_What is being asked:_
Copy out the material below in full, but not its images.

_Data segment:_
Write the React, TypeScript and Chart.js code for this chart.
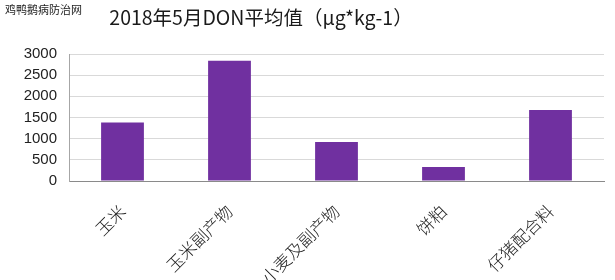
import React, { useEffect, useRef } from "react";
import { Chart, registerables } from "chart.js";

Chart.register(...registerables);

const categories = ["玉米", "玉米副产物", "小麦及副产物", "饼粕", "仔猪配合料"];
const donValues = [1380, 2840, 920, 330, 1680];
const titleText = "2018年5月DON平均值（μg*kg-1）";
const watermarkText = "鸡鸭鹅病防治网";

const textPlugin = {
  id: "textOverlay",
  afterDraw(chart: any) {
    const ctx = chart.ctx;
    ctx.save();
    ctx.fillStyle = "#1a1a1a";
    ctx.textAlign = "center";
    ctx.textBaseline = "alphabetic";
    ctx.font = '19.5px "Noto Sans CJK SC", "Liberation Sans", sans-serif';
    ctx.fillText(titleText, 261, 25);
    ctx.textAlign = "left";
    ctx.fillStyle = "#222";
    ctx.font = '11px "Noto Sans CJK SC", sans-serif';
    ctx.fillText(watermarkText, 5, 14);
    ctx.restore();
  },
};

export default function App() {
  const ref = useRef<HTMLCanvasElement>(null);
  useEffect(() => {
    document.body.style.margin = "0";
    const chart = new Chart(ref.current!, {
      type: "bar",
      data: {
        labels: categories,
        datasets: [
          {
            data: donValues,
            backgroundColor: "#7030A0",
            barPercentage: 0.4,
            categoryPercentage: 1,
          },
        ],
      },
      options: {
        animation: false,
        responsive: false,
        maintainAspectRatio: false,
        layout: { padding: { left: 0, right: 11, top: 54, bottom: 0 } },
        plugins: {
          legend: { display: false },
          title: { display: false },
          tooltip: { enabled: false },
        },
        scales: {
          x: {
            afterFit: (s: any) => {
              s.height = 99;
            },
            grid: { display: false, drawTicks: false },
            border: { color: "#8a8a8a", width: 1 },
            ticks: {
              minRotation: 45,
              maxRotation: 45,
              autoSkip: false,
              padding: 20,
              color: "#222",
              font: { family: '"Noto Sans CJK SC", sans-serif', size: 17, weight: "300" },
            },
          },
          y: {
            min: 0,
            max: 3000,
            afterFit: (s: any) => {
              s.width = 69;
            },
            grid: { color: "#d9d9d9", drawTicks: false },
            border: { color: "#a6a6a6", width: 1 },
            ticks: {
              stepSize: 500,
              padding: 12,
              color: "#222",
              callback: (v: any) => String(v),
              font: { family: '"Liberation Sans", sans-serif', size: 15 },
            },
          },
        },
      },
      plugins: [textPlugin],
    });
    return () => chart.destroy();
  }, []);
  return (
    <div style={{ position: "fixed", left: 0, top: 0, width: 615, height: 280, background: "#fff" }}>
      <canvas ref={ref} width={615} height={280} style={{ display: "block" }} />
    </div>
  );
}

_Solution:_
Write the React, TypeScript and Chart.js code for this chart.
import React, { useEffect, useRef } from "react";
import { Chart, registerables } from "chart.js";

Chart.register(...registerables);

const categories = ["玉米", "玉米副产物", "小麦及副产物", "饼粕", "仔猪配合料"];
const donValues = [1380, 2840, 920, 330, 1680];
const titleText = "2018年5月DON平均值（μg*kg-1）";
const watermarkText = "鸡鸭鹅病防治网";

const textPlugin = {
  id: "textOverlay",
  afterDraw(chart: any) {
    const ctx = chart.ctx;
    ctx.save();
    ctx.fillStyle = "#1a1a1a";
    ctx.textAlign = "center";
    ctx.textBaseline = "alphabetic";
    ctx.font = '19.5px "Noto Sans CJK SC", "Liberation Sans", sans-serif';
    ctx.fillText(titleText, 261, 25);
    ctx.textAlign = "left";
    ctx.fillStyle = "#222";
    ctx.font = '11px "Noto Sans CJK SC", sans-serif';
    ctx.fillText(watermarkText, 5, 14);
    ctx.restore();
  },
};

export default function App() {
  const ref = useRef<HTMLCanvasElement>(null);
  useEffect(() => {
    document.body.style.margin = "0";
    const chart = new Chart(ref.current!, {
      type: "bar",
      data: {
        labels: categories,
        datasets: [
          {
            data: donValues,
            backgroundColor: "#7030A0",
            barPercentage: 0.4,
            categoryPercentage: 1,
          },
        ],
      },
      options: {
        animation: false,
        responsive: false,
        maintainAspectRatio: false,
        layout: { padding: { left: 0, right: 11, top: 54, bottom: 0 } },
        plugins: {
          legend: { display: false },
          title: { display: false },
          tooltip: { enabled: false },
        },
        scales: {
          x: {
            afterFit: (s: any) => {
              s.height = 99;
            },
            grid: { display: false, drawTicks: false },
            border: { color: "#8a8a8a", width: 1 },
            ticks: {
              minRotation: 45,
              maxRotation: 45,
              autoSkip: false,
              padding: 20,
              color: "#222",
              font: { family: '"Noto Sans CJK SC", sans-serif', size: 17, weight: "300" },
            },
          },
          y: {
            min: 0,
            max: 3000,
            afterFit: (s: any) => {
              s.width = 69;
            },
            grid: { color: "#d9d9d9", drawTicks: false },
            border: { color: "#a6a6a6", width: 1 },
            ticks: {
              stepSize: 500,
              padding: 12,
              color: "#222",
              callback: (v: any) => String(v),
              font: { family: '"Liberation Sans", sans-serif', size: 15 },
            },
          },
        },
      },
      plugins: [textPlugin],
    });
    return () => chart.destroy();
  }, []);
  return (
    <div style={{ position: "fixed", left: 0, top: 0, width: 615, height: 280, background: "#fff" }}>
      <canvas ref={ref} width={615} height={280} style={{ display: "block" }} />
    </div>
  );
}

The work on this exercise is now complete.